◆ **Instructions for the task**: Your task is to repeat the lines from the line with "What D3.js code" to the line with "var gridTicks = [20, 40, 60, 80];", both ends included, and nothing else. Pictures stay out of the copy.

══ Records for the exercise

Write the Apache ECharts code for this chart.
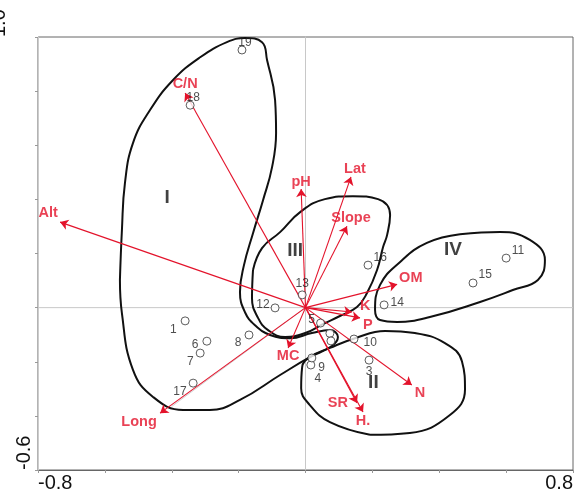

════
══ Records for the exercise

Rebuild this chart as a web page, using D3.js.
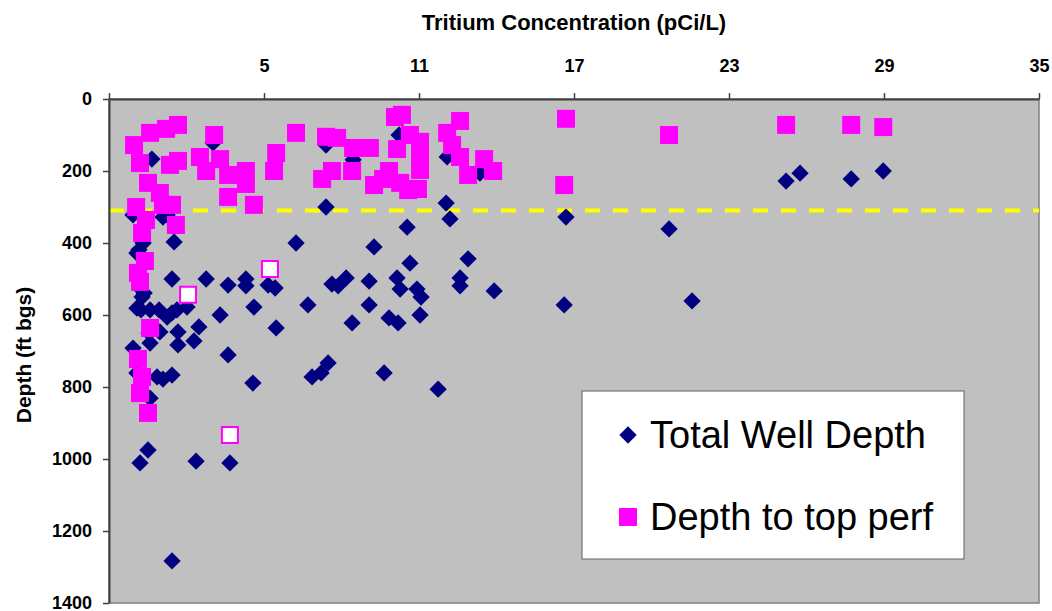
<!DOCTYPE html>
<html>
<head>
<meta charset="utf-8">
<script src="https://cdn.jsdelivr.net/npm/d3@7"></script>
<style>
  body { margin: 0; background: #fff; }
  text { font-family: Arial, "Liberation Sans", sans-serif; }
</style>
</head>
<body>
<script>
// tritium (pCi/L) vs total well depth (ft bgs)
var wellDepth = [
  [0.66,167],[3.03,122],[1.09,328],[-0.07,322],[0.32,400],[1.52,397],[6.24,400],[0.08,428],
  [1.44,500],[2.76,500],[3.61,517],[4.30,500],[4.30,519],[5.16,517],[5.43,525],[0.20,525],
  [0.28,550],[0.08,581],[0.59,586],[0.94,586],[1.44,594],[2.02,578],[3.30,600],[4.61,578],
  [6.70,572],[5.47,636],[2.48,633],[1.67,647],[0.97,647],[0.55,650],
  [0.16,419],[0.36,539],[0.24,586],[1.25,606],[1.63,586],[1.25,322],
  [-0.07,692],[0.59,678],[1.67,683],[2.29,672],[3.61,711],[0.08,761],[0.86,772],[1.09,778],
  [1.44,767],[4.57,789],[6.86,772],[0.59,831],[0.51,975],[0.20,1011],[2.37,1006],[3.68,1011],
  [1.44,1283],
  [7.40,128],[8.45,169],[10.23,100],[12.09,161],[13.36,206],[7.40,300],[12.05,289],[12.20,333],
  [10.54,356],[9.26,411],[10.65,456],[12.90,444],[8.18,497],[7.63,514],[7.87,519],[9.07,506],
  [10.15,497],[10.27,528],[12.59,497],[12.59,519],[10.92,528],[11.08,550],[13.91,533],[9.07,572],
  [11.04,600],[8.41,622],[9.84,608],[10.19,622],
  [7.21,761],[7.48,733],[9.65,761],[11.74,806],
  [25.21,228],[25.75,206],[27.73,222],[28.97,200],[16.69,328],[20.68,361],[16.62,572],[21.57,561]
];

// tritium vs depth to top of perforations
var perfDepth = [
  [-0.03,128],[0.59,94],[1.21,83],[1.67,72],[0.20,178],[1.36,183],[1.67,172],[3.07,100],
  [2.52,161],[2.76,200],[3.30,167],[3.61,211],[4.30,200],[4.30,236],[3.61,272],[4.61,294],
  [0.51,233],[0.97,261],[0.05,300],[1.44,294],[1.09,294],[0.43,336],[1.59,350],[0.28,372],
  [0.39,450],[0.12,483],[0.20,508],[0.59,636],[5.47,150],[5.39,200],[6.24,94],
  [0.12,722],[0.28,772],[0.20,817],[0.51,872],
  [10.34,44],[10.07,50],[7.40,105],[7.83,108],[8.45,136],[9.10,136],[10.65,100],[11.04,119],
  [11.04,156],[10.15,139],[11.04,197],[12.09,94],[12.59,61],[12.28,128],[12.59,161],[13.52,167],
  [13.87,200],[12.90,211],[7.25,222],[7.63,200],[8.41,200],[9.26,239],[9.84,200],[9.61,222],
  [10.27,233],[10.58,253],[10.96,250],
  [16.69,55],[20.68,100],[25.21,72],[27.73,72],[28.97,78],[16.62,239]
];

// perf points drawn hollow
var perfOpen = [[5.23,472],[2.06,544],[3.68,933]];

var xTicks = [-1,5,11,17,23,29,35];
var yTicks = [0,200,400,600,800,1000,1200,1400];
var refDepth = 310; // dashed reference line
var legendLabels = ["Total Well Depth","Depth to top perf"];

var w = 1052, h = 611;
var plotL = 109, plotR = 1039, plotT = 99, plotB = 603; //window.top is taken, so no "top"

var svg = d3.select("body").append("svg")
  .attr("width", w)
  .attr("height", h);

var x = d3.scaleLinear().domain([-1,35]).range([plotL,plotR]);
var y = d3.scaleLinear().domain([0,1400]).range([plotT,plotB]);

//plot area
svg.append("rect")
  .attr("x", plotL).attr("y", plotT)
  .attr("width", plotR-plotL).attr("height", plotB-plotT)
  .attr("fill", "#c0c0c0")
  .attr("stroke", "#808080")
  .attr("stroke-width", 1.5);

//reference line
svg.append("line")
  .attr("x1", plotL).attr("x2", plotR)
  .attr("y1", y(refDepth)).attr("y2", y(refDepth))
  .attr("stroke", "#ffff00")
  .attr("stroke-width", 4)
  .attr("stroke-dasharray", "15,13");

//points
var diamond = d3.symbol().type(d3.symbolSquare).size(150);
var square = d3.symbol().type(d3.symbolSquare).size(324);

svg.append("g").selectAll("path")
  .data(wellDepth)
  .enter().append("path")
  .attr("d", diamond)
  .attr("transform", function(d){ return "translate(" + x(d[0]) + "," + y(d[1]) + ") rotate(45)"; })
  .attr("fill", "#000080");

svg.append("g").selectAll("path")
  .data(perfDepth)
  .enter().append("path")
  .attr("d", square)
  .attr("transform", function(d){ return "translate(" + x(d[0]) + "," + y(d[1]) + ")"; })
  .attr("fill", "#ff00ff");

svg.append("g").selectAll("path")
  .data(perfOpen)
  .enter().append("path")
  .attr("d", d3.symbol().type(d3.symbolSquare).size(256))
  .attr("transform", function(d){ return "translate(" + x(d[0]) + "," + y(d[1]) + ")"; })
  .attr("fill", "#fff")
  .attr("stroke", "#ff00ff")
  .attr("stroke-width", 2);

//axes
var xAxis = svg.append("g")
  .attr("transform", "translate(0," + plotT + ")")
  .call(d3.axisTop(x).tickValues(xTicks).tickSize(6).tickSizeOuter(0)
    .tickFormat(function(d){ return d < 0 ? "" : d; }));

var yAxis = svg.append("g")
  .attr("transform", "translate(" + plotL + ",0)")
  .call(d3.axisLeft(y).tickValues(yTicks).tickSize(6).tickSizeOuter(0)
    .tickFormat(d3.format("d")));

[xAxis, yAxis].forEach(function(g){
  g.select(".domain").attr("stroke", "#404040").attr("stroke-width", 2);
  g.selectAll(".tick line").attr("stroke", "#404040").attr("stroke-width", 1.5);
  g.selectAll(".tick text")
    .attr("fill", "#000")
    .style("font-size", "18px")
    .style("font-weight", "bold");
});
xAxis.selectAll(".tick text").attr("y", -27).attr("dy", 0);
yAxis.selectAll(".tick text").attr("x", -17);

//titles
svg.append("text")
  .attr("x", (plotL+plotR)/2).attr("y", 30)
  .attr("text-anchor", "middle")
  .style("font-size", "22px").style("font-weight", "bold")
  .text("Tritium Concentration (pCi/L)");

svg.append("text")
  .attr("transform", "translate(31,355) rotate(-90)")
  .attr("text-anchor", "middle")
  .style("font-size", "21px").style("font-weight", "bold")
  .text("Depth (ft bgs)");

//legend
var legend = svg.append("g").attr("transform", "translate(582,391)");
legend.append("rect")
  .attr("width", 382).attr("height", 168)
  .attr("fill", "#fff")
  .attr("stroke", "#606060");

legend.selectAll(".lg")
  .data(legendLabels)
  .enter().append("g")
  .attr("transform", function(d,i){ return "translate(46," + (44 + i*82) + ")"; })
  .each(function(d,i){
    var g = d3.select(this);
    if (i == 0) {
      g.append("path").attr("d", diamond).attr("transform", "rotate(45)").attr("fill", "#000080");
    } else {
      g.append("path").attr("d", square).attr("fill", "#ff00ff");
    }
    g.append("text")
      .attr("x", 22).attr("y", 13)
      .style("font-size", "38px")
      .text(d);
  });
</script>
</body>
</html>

════
══ Records for the exercise

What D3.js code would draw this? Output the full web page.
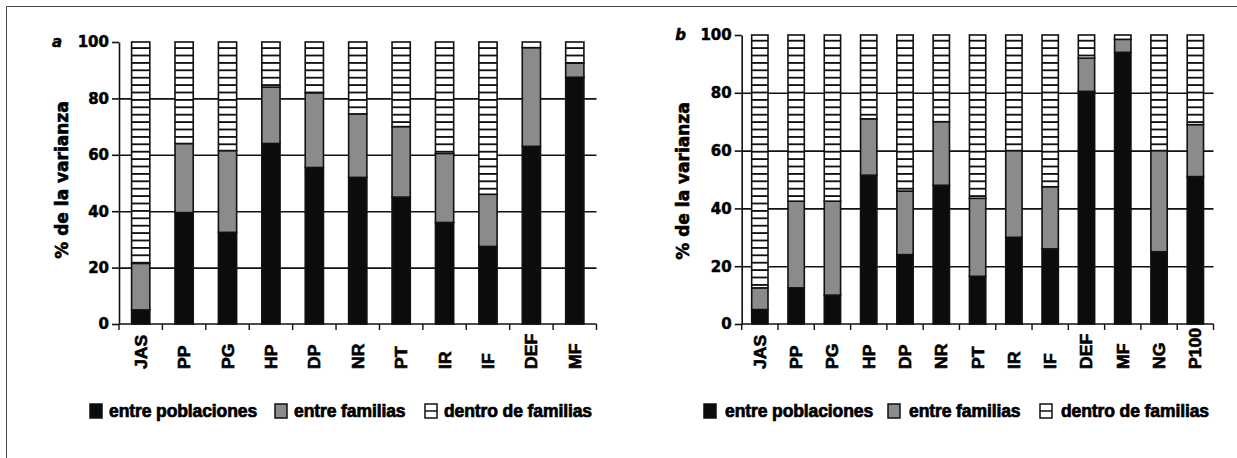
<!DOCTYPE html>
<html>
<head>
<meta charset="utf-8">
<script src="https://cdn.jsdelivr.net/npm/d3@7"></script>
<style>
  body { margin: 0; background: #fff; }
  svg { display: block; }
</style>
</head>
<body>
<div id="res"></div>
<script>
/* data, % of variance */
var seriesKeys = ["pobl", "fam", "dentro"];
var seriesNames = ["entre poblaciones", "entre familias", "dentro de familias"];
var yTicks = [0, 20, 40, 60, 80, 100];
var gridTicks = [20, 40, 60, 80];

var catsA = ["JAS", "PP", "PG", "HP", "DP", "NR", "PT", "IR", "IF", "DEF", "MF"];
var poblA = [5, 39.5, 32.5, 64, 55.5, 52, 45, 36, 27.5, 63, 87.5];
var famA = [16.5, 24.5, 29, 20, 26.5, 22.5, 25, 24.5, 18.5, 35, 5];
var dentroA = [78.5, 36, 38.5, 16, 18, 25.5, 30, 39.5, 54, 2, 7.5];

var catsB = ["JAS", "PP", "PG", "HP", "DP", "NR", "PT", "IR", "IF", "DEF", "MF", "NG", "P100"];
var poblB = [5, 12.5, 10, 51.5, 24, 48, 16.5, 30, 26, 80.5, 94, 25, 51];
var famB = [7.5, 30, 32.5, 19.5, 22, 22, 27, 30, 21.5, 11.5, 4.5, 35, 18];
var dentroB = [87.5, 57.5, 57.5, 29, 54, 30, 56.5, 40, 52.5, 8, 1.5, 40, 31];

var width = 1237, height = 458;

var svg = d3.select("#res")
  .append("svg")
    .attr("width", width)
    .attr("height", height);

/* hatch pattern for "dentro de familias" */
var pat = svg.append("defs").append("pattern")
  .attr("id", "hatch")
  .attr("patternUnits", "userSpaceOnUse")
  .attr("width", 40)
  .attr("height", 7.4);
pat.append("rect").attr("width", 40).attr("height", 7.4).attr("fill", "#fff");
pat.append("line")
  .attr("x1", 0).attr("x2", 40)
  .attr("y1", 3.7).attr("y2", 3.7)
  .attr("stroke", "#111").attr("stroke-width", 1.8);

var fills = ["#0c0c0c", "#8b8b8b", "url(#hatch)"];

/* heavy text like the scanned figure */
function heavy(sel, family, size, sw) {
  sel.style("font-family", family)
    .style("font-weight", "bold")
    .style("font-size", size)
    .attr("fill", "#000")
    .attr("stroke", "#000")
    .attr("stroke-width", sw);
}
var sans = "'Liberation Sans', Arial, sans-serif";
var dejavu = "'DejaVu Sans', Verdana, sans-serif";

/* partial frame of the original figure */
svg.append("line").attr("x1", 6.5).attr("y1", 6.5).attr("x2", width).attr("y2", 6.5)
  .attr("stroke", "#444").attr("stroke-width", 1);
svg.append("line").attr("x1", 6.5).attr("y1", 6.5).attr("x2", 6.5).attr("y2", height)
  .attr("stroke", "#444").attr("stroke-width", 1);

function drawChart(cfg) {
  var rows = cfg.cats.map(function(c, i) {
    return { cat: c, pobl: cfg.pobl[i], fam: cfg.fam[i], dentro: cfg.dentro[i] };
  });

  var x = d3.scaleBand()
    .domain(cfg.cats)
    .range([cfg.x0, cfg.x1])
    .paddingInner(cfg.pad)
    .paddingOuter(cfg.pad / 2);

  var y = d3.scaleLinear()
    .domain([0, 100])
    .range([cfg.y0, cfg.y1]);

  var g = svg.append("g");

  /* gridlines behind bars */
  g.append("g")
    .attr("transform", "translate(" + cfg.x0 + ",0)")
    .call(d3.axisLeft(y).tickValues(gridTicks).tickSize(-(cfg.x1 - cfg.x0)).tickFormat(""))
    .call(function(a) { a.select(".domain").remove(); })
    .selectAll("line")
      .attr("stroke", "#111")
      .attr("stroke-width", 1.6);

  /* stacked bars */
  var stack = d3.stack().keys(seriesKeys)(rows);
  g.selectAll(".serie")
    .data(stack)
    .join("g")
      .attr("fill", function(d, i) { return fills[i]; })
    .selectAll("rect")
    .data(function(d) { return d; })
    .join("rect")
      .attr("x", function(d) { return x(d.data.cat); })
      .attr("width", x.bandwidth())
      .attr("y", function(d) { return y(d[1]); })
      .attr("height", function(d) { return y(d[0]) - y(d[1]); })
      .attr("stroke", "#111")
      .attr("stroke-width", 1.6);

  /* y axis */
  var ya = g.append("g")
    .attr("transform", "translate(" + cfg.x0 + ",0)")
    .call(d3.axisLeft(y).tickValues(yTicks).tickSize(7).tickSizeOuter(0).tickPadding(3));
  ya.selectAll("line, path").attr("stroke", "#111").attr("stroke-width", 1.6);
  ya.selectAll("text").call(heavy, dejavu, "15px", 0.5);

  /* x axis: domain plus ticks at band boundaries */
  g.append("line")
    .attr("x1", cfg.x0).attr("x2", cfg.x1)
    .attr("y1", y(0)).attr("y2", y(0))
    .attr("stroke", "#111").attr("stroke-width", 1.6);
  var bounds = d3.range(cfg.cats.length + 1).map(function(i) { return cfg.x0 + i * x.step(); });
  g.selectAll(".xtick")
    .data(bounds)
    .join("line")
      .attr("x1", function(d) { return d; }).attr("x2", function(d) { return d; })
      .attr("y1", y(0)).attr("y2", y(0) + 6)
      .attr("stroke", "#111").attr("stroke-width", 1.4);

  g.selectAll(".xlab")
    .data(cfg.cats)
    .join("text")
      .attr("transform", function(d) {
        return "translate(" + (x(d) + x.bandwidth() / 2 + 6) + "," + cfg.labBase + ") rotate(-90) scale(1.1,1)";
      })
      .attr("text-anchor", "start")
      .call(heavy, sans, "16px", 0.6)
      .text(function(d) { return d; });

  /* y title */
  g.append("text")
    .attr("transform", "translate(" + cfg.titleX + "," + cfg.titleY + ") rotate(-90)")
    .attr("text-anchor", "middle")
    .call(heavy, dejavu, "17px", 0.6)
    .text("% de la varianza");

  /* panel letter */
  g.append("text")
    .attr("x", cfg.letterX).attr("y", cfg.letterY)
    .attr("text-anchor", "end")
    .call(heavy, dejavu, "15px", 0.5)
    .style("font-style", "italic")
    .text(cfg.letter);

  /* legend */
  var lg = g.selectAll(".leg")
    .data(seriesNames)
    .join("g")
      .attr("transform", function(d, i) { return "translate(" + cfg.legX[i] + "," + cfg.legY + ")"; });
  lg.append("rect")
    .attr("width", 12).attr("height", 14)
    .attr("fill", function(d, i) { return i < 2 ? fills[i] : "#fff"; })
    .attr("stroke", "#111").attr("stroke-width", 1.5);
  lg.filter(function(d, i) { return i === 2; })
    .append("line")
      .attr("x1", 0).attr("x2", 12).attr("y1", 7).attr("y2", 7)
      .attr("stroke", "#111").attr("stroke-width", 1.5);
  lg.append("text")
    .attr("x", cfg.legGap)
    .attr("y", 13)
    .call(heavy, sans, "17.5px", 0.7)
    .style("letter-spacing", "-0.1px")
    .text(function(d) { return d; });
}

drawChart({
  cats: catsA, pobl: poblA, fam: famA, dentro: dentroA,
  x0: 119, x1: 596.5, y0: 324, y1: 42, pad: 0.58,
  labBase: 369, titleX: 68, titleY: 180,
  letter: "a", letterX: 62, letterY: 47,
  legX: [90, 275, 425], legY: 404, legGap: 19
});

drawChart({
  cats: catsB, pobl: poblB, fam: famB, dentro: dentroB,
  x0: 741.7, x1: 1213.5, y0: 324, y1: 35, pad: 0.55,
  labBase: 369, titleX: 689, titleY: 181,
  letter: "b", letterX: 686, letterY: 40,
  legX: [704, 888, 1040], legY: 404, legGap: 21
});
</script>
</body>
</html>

════

◆ **Problem solution**:
What D3.js code would draw this? Output the full web page.
<!DOCTYPE html>
<html>
<head>
<meta charset="utf-8">
<script src="https://cdn.jsdelivr.net/npm/d3@7"></script>
<style>
  body { margin: 0; background: #fff; }
  svg { display: block; }
</style>
</head>
<body>
<div id="res"></div>
<script>
/* data, % of variance */
var seriesKeys = ["pobl", "fam", "dentro"];
var seriesNames = ["entre poblaciones", "entre familias", "dentro de familias"];
var yTicks = [0, 20, 40, 60, 80, 100];
var gridTicks = [20, 40, 60, 80];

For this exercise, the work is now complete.